- **What is being asked**: From the listing below, pick out each line with the word "matplotlib".
════════════════
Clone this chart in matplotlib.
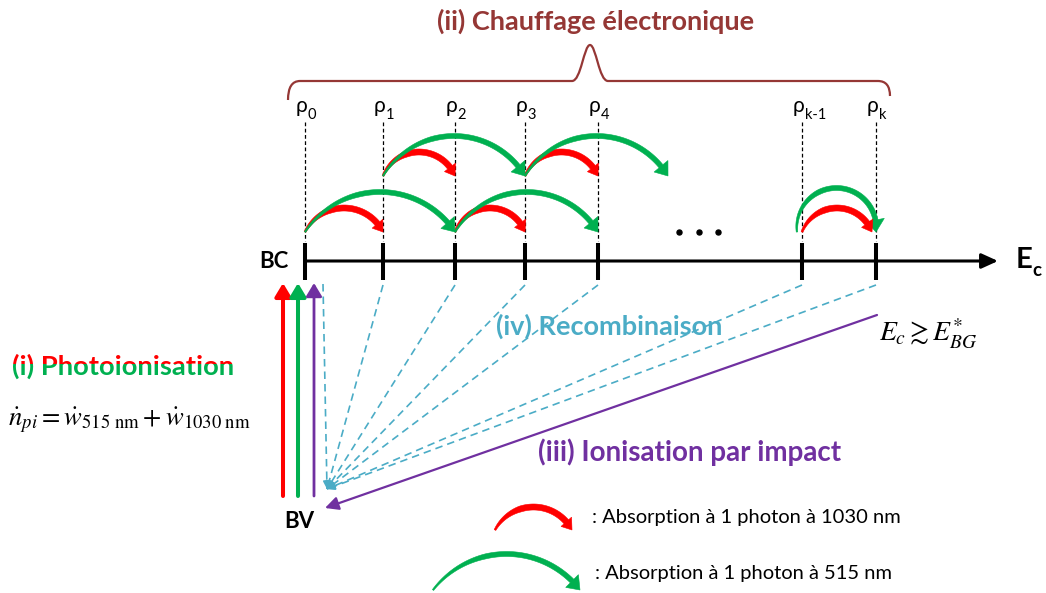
import numpy as np
import matplotlib.pyplot as plt
from matplotlib.patches import Polygon, Rectangle, PathPatch
from matplotlib.path import Path

# energy levels on the conduction band axis
level_names = ["0", "1", "2", "3", "4", "k-1", "k"]
level_x = [305, 383, 455, 525, 598, 802, 876]
open_end_x = 668          # target of the last green jump, off the drawn levels
jump_x = level_x + [open_end_x]

# absorptions: (from level, to level, row)
red_jumps = [(0, 1, "low"), (2, 3, "low"), (1, 2, "high"), (3, 4, "high")]
green_jumps = [(0, 2, "low"), (2, 4, "low"), (1, 3, "high"), (3, 7, "high")]
last_pair = (5, 6)

title = "(ii) Chauffage électronique"
photo_label = "(i) Photoionisation"
photo_formula = r"$\dot{n}_{pi} = \dot{w}_{515\ \mathrm{nm}} + \dot{w}_{1030\ \mathrm{nm}}$"
recomb_label = "(iv) Recombinaison"
impact_label = "(iii) Ionisation par impact"
impact_cond = r"$E_c \gtrsim E^{*}_{BG}$"
legend_labels = [": Absorption à 1 photon à 1030 nm", ": Absorption à 1 photon à 515 nm"]

RED = "#ff0000"
GREEN = "#00b050"
PURPLE = "#7030a0"
CYAN = "#4bacc6"
BROWN = "#953735"
FONT = "Lato"

row_y = {"low": 232, "high": 176}


def curved_arrow(ax, xa, xb, yb, h, color, w, hw, hl, z=3):
    # thick arc arrow (circular arc) from xa to xb on baseline yb, peak height h
    c = (xb - xa) / 2.0
    xm = (xa + xb) / 2.0
    R = (c ** 2 + h ** 2) / (2.0 * h)
    yc = yb - h + R
    te = np.arcsin((R - h) / R)
    ts = np.pi - te
    tb = te + hl / R
    n = 80
    th = np.linspace(ts, tb, n)
    px = xm + R * np.cos(th)
    py = yc - R * np.sin(th)
    frac = np.linspace(0, 1, n)
    ww = w * np.clip(0.3 + frac / 0.4 * 0.7, 0.3, 1.0)
    nx, ny = np.cos(th), -np.sin(th)
    outer = np.column_stack([px + nx * ww / 2, py + ny * ww / 2])
    inner = np.column_stack([px - nx * ww / 2, py - ny * ww / 2])
    bx, by = px[-1], py[-1]
    head = [(bx + nx[-1] * hw / 2, by + ny[-1] * hw / 2), (xb, yb),
            (bx - nx[-1] * hw / 2, by - ny[-1] * hw / 2)]
    verts = np.vstack([outer, head, inner[::-1]])
    ax.add_patch(Polygon(verts, closed=True, fc=color, ec=color, lw=0.4, zorder=z))


def red_arrow(ax, xa, xb, yb, h=24, z=3):
    curved_arrow(ax, xa, xb, yb, h, RED, 6, 14, 10, z)


def green_arrow(ax, xa, xb, yb, h=40, z=4):
    curved_arrow(ax, xa, xb, yb, h, GREEN, 5, 18, 12, z)


fig = plt.figure(figsize=(10.46, 5.93), dpi=100)
ax = fig.add_axes([0, 0, 1, 1])
ax.set_xlim(0, 1046)
ax.set_ylim(593, 0)
ax.axis("off")

# title + brace
ax.text(596, 21, title, color=BROWN, fontsize=19.5, fontweight="bold",
        family=FONT, ha="center", va="center")
brace = Path(
    [(288, 100), (288, 81), (300, 81), (572, 81),
     (581, 81), (584, 45), (590, 45), (596, 45), (599, 81), (608, 81),
     (878, 81), (890, 81), (890, 96)],
    [Path.MOVETO, Path.CURVE3, Path.CURVE3, Path.LINETO,
     Path.CURVE4, Path.CURVE4, Path.CURVE4, Path.CURVE4, Path.CURVE4, Path.CURVE4,
     Path.LINETO, Path.CURVE3, Path.CURVE3])
ax.add_patch(PathPatch(brace, fc="none", ec=BROWN, lw=1.6))

# level labels
for name, x in zip(level_names, level_x):
    t = ax.text(x - 9, 106, "ρ", fontsize=15, family=FONT, ha="left", va="center")
    ax.annotate(name, xy=(1.0, 0.05), xycoords=t, fontsize=10.5, family=FONT,
                ha="left", va="center")

# dashed guides and energy axis
ax.vlines(level_x, 122, 241, colors="k", lw=0.9, linestyles=(0, (3, 2)))
ax.annotate("", xy=(998, 261), xytext=(305, 261),
            arrowprops=dict(arrowstyle="-|>,head_length=0.55,head_width=0.25",
                            lw=2.2, color="k", mutation_scale=18,
                            shrinkA=0, shrinkB=0))
ax.vlines(level_x, 243, 280, colors="k", lw=2.9)
ax.text(274, 262, "BC", fontsize=16, fontweight="bold", family=FONT,
        ha="center", va="center")
te = ax.text(1016, 260, "E", fontsize=21, fontweight="bold", family=FONT,
             ha="left", va="center")
ax.annotate("c", xy=(1.0, 0.1), xycoords=te, fontsize=13.5, fontweight="bold",
            family=FONT, ha="left", va="center")
ax.plot([679, 699, 718], [232, 232, 232], "o", color="k", ms=3.6)

# absorptions
for a, b, row in red_jumps:
    red_arrow(ax, jump_x[a], jump_x[b], row_y[row])
for a, b, row in green_jumps:
    green_arrow(ax, jump_x[a], jump_x[b], row_y[row])
green_arrow(ax, jump_x[last_pair[0]] - 5, jump_x[last_pair[1]], row_y["low"], h=44, z=3)
red_arrow(ax, jump_x[last_pair[0]], jump_x[last_pair[1]] - 4, row_y["low"], z=4)

# photoionisation arrows
for x, c, lw in [(283, RED, 2.9), (298, GREEN, 2.9), (314, PURPLE, 2.0)]:
    ax.annotate("", xy=(x, 283), xytext=(x, 496),
                arrowprops=dict(arrowstyle="-|>,head_length=0.5,head_width=0.3",
                                lw=lw, color=c, mutation_scale=16,
                                shrinkA=0, shrinkB=0))
ax.text(299, 521, "BV", fontsize=16, fontweight="bold", family=FONT,
        ha="center", va="center")

# recombination
conv = (327, 489)
rec_start = [(conv[0] - 4, 284)] + [(x, 285) for x in level_x[1:]]
for sx, sy in rec_start:
    ax.plot([sx, conv[0]], [sy, conv[1]], color=CYAN, lw=1.2, ls=(0, (4.5, 3)), zorder=5)
    d = np.array([conv[0] - sx, conv[1] - sy], float)
    d /= np.hypot(*d)
    ax.annotate("", xy=conv, xytext=(conv[0] - d[0] * 9, conv[1] - d[1] * 9),
                arrowprops=dict(arrowstyle="-|>", color=CYAN, lw=1.2,
                                mutation_scale=11, shrinkA=0, shrinkB=0), zorder=5)
ax.text(609, 326, recomb_label, color=CYAN, fontsize=19.5, fontweight="bold",
        family=FONT, ha="center", va="center")

# impact ionisation
ax.annotate("", xy=(325, 508), xytext=(877, 315),
            arrowprops=dict(arrowstyle="-|>,head_length=0.5,head_width=0.25",
                            lw=1.6, color=PURPLE, mutation_scale=16,
                            shrinkA=0, shrinkB=0))
ax.text(690, 452, impact_label, color=PURPLE, fontsize=20, fontweight="bold",
        family=FONT, ha="center", va="center")
ax.text(928, 334, impact_cond, fontsize=20, math_fontfamily="stix",
        ha="center", va="center")

# photoionisation label, red on top / green below
for c, (y0, y1) in [(RED, (330, 364)), (GREEN, (364, 400))]:
    t = ax.text(123, 366, photo_label, color=c, fontsize=19.7, fontweight="bold",
                family=FONT, ha="center", va="center", clip_on=True)
    clip = Rectangle((0, y0), 290, y1 - y0, transform=ax.transData)
    t.set_clip_path(clip)
ax.text(129, 420, photo_formula, fontsize=19.2, math_fontfamily="stix",
        ha="center", va="center")

# legend
red_arrow(ax, 495, 572, 530, h=23)
green_arrow(ax, 433, 580, 590, h=36)
ax.text(592, 517, legend_labels[0], fontsize=14.5, family=FONT, ha="left", va="center")
ax.text(595, 574, legend_labels[1], fontsize=14.5, family=FONT, ha="left", va="center")

fig.savefig("out.png", dpi=100)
════════════════
- **Answer below**:
Clone this chart in matplotlib.
import matplotlib.pyplot as plt
from matplotlib.patches import Polygon, Rectangle, PathPatch
from matplotlib.path import Path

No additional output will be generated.